INSTRUCTIONS TO FOLLOW: Skip every picture, and extract verbatim the lines from the line containing "What matplotlib code" to the line containing "5.829, 5.714, 5.601]", both lines included.

Data entries
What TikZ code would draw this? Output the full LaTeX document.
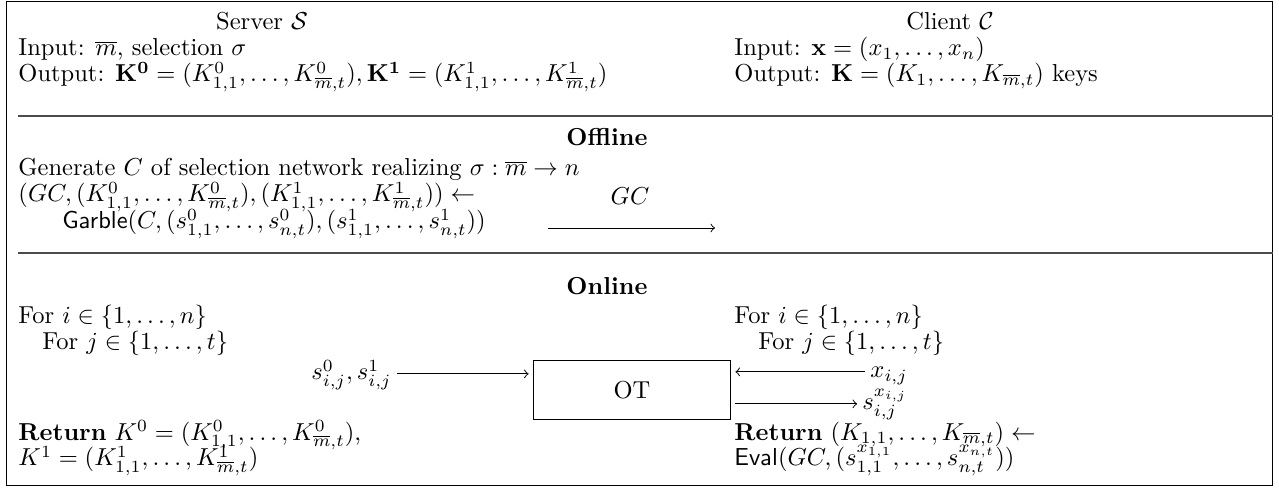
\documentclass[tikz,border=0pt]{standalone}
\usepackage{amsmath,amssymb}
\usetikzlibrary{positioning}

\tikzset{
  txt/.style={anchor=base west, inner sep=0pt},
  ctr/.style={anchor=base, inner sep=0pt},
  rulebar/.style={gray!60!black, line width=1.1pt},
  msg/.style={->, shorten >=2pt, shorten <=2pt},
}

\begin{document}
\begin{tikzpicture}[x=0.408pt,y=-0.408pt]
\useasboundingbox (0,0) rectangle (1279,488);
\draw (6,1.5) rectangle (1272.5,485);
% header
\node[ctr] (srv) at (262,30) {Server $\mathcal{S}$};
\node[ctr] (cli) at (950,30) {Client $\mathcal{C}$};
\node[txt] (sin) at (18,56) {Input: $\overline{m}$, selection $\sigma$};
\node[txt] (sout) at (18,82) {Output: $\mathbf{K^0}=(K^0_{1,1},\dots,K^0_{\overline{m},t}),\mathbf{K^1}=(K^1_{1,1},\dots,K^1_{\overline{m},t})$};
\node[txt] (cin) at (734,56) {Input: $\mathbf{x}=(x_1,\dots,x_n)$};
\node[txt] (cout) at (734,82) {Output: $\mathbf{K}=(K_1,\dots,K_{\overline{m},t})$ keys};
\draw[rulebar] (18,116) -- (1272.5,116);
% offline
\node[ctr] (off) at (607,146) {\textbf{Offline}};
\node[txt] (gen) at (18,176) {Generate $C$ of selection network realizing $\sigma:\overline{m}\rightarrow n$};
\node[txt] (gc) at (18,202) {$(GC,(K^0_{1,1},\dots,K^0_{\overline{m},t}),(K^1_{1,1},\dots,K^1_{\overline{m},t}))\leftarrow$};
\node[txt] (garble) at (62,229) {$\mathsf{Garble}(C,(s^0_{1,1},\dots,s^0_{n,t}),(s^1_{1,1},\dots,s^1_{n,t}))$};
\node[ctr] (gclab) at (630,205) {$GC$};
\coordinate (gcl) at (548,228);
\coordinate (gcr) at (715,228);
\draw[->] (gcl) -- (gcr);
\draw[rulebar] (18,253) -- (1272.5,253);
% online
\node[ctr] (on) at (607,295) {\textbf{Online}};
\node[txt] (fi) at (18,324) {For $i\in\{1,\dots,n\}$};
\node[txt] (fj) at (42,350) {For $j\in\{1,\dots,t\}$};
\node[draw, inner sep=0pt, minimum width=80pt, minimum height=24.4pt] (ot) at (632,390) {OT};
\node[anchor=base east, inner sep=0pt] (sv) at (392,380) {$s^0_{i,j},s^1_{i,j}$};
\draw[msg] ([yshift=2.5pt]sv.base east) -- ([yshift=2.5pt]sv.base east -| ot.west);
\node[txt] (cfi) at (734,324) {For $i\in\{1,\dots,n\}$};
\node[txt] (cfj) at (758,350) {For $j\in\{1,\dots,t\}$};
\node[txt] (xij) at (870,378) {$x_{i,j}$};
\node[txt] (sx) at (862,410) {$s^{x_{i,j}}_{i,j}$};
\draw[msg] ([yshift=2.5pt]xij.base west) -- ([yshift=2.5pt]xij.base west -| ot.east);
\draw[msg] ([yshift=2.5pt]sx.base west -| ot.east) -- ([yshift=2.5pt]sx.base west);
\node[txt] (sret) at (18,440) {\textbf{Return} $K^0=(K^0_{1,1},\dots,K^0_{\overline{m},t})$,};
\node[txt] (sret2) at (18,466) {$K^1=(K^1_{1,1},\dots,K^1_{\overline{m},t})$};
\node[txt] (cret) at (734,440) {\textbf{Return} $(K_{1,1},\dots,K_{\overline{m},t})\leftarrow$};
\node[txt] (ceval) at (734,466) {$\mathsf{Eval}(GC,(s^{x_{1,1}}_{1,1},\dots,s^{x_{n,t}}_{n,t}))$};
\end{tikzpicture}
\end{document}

---

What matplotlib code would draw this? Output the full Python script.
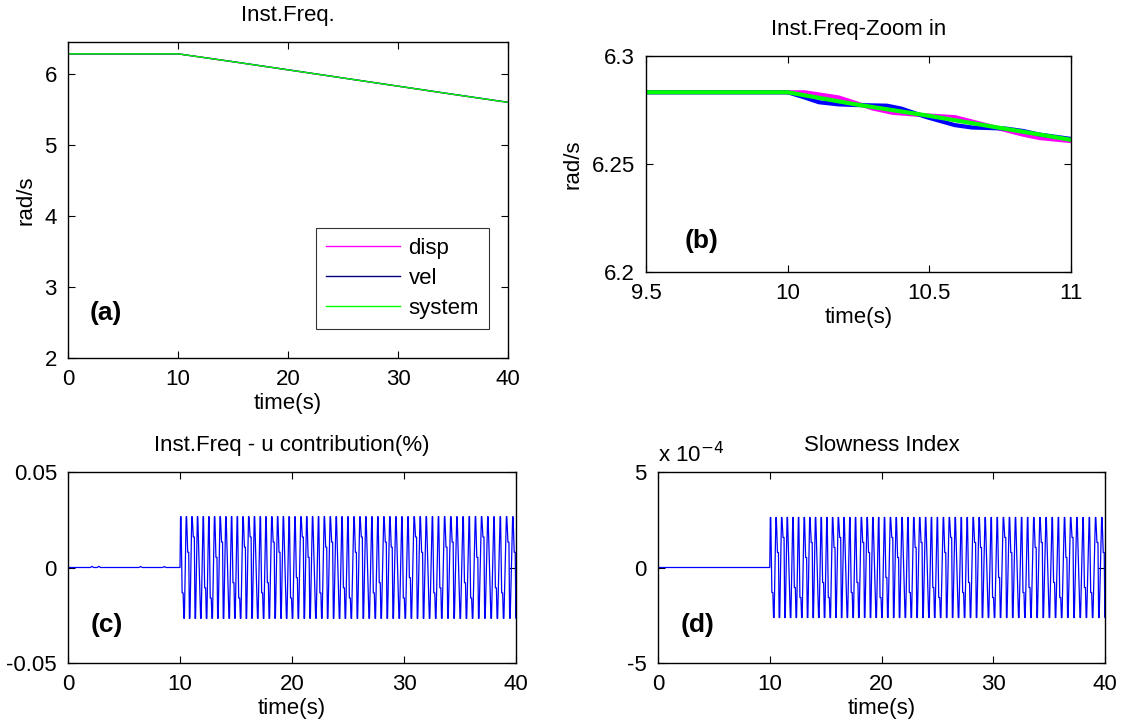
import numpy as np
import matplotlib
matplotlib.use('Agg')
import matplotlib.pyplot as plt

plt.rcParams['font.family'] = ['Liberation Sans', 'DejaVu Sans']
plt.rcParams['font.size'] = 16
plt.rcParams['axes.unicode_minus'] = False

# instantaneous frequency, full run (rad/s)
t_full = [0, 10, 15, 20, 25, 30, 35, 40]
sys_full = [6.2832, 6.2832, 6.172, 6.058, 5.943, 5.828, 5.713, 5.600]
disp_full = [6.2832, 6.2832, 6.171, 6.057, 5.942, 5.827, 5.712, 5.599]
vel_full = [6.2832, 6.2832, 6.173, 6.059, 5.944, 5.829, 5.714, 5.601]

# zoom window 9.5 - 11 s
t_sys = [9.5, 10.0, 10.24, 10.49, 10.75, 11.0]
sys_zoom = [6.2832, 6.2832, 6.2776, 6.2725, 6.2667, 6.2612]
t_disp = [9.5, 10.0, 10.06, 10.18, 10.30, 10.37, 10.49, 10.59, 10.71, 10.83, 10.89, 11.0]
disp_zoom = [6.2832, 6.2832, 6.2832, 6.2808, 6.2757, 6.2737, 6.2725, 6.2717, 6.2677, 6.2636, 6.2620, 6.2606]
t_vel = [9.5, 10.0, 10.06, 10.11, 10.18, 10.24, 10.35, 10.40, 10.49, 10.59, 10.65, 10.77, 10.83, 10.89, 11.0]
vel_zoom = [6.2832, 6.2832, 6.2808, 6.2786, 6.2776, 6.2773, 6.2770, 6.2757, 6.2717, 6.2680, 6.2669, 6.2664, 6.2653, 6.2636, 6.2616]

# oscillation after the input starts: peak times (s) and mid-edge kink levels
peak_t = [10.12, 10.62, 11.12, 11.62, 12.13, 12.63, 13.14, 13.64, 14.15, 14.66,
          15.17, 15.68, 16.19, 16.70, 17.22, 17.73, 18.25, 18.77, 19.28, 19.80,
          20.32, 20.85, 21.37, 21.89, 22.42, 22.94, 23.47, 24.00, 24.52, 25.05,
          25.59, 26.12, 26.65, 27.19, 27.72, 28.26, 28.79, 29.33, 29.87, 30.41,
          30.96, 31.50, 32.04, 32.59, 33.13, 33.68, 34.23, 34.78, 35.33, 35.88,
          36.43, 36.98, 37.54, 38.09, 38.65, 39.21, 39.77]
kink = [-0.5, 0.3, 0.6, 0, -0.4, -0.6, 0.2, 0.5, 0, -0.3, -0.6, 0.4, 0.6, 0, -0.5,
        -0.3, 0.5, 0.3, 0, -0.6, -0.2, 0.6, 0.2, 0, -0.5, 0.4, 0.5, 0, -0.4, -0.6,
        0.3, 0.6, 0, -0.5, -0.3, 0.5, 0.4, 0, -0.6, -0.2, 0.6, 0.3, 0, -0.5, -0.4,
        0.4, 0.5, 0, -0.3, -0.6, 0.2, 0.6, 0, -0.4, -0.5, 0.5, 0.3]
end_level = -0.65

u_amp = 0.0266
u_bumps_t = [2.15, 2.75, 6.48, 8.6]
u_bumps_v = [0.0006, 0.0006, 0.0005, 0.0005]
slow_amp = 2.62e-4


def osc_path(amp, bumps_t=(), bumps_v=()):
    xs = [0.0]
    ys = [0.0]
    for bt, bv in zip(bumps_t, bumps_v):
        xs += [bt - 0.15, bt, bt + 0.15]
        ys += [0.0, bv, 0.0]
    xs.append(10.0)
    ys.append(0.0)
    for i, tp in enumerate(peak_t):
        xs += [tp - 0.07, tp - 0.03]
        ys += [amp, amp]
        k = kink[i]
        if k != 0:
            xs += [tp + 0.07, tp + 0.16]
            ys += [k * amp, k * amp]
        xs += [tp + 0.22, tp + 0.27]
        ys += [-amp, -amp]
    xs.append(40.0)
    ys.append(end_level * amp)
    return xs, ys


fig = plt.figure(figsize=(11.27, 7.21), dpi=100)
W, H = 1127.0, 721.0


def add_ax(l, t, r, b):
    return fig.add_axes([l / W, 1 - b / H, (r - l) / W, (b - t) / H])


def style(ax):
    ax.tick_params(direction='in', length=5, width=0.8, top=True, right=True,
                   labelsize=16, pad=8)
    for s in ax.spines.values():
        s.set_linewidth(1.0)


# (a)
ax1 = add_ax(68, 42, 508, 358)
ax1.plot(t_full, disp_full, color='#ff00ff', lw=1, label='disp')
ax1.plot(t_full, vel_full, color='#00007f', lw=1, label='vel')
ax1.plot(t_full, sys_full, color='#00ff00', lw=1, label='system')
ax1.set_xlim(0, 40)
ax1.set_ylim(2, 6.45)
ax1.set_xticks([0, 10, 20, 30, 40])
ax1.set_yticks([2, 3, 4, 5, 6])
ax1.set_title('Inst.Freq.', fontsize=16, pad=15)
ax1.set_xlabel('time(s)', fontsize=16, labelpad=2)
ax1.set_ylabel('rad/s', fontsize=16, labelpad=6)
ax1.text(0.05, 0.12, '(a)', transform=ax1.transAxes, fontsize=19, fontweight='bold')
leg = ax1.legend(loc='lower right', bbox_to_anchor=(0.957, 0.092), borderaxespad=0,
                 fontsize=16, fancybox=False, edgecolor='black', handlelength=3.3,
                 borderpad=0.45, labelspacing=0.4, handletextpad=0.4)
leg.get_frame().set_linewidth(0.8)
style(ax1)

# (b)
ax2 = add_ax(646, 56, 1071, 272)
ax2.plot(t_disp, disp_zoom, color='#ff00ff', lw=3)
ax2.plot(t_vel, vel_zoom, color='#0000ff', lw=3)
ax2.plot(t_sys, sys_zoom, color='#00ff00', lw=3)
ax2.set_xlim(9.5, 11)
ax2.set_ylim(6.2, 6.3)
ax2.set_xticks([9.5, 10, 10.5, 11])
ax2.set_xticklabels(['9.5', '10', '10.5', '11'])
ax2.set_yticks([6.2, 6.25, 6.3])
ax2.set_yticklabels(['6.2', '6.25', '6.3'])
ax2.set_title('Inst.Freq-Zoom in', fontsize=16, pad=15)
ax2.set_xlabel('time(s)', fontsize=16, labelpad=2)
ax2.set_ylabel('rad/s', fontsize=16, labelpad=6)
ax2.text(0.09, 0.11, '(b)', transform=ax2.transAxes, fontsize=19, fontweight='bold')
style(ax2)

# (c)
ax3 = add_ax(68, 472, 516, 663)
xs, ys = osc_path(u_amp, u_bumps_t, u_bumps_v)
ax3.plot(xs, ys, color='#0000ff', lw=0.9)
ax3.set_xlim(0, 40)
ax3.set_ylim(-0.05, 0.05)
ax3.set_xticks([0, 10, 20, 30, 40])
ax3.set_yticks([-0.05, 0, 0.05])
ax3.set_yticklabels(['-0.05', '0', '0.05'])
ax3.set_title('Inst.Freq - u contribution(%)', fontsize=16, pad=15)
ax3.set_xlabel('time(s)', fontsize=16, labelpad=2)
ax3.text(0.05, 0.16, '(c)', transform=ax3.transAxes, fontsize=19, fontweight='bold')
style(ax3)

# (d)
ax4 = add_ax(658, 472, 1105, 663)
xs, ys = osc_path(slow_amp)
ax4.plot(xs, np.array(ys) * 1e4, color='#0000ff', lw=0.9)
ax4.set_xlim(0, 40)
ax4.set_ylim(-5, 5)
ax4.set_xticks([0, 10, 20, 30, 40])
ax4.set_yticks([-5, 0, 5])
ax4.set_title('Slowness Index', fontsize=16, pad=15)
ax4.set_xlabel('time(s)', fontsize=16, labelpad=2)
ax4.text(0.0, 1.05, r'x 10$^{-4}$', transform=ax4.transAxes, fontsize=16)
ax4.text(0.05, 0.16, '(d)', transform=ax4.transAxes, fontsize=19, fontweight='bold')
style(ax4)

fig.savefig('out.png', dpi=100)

SOLUTION TO THIS EXERCISE:
What matplotlib code would draw this? Output the full Python script.
import numpy as np
import matplotlib
matplotlib.use('Agg')
import matplotlib.pyplot as plt

plt.rcParams['font.family'] = ['Liberation Sans', 'DejaVu Sans']
plt.rcParams['font.size'] = 16
plt.rcParams['axes.unicode_minus'] = False

# instantaneous frequency, full run (rad/s)
t_full = [0, 10, 15, 20, 25, 30, 35, 40]
sys_full = [6.2832, 6.2832, 6.172, 6.058, 5.943, 5.828, 5.713, 5.600]
disp_full = [6.2832, 6.2832, 6.171, 6.057, 5.942, 5.827, 5.712, 5.599]
vel_full = [6.2832, 6.2832, 6.173, 6.059, 5.944, 5.829, 5.714, 5.601]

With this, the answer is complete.